Kita lihat saja apa yang akan terjadi bila seandainya Barack Husein
Obama benar-benar menjadi Presiden Amerika Serikat karena mengalahkan
John McCain, calon dari partai Republik yang telah meminta restu dari
Perdana Menteri Ehud Olmert dan sejumlah pejabat Israel lainnya.
Apapun
bisa terjadi, apakah ini scenario atau bukan, sebagai umat unggulan
yang diberkahi Allah, sudah selayaknya kita bersikap wajar dan tidak berlebihan dalam menyikapi sesuatu.
“Kamu
adalah umat yang terbaik yang dilahirkan untuk manusia, menyuruh kepada
yang ma’ruf, dan mencegah dari yang munkar, dan beriman kepada Allah” (QS Al-Maidah:110).
Harapan
yang terlalu berlebihan dalam mensikapi sesuatu hanyalah mutlak
ditujukan kepada Allah Subhanahu Wata’ala.

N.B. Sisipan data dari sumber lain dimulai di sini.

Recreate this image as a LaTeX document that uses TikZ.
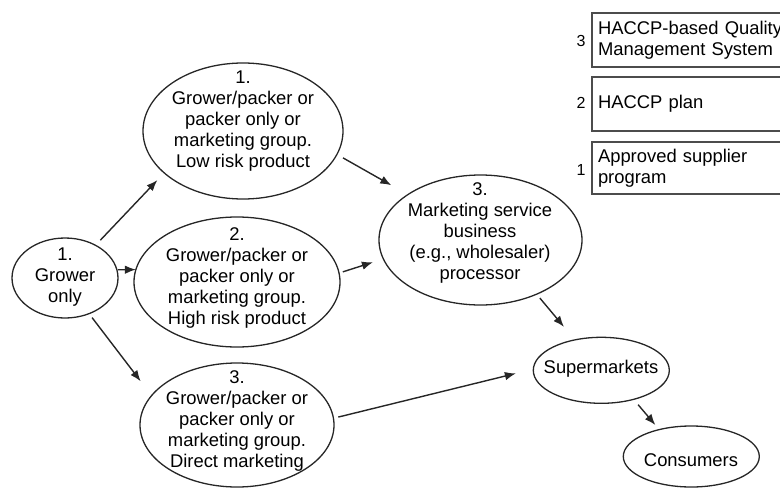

Kita hanya diwajibkan untuk
berikhtiar dan ridha dalam menerima takdir yang telah ditetapkan-Nya di
Lauh Mahfuzh.
“Tiada
sesuatu bencanapun yang menimpa di bumi dan (tidak pula) pada dirimu
sendiri melainkan telah tertulis dalam kitab (lauh mahfuzh) sebelum kami
menciptakannya. Sesungguhnya yang demikian itu adalah mudah bagi
Allah.” (Qs. Al-Hadid :22)
“Boleh
jadi kamu membenci sesuatu, padahal ia amat baik bagimu, dan boleh jadi
(pula) kamu menyukai sesuatu, padahal ia amat buruk bagimu; Allah
Mengetahui, sedang kamu tidak mengetahui.” (Qs. al-Baqarah:216)
Bisa
jadi ini hanyalah upaya Yahudi dan musuh politiknya dalam menjegal
Obama karena sebagian masih menyangsikan keseriusan dukungan Obama
terhadap Yahudi, atau mungkin ini hanya trik yang dilakukan Obama untuk
dapat menjadi orang nomor satu di Gedung Putih. Wallahu’alam bishawab.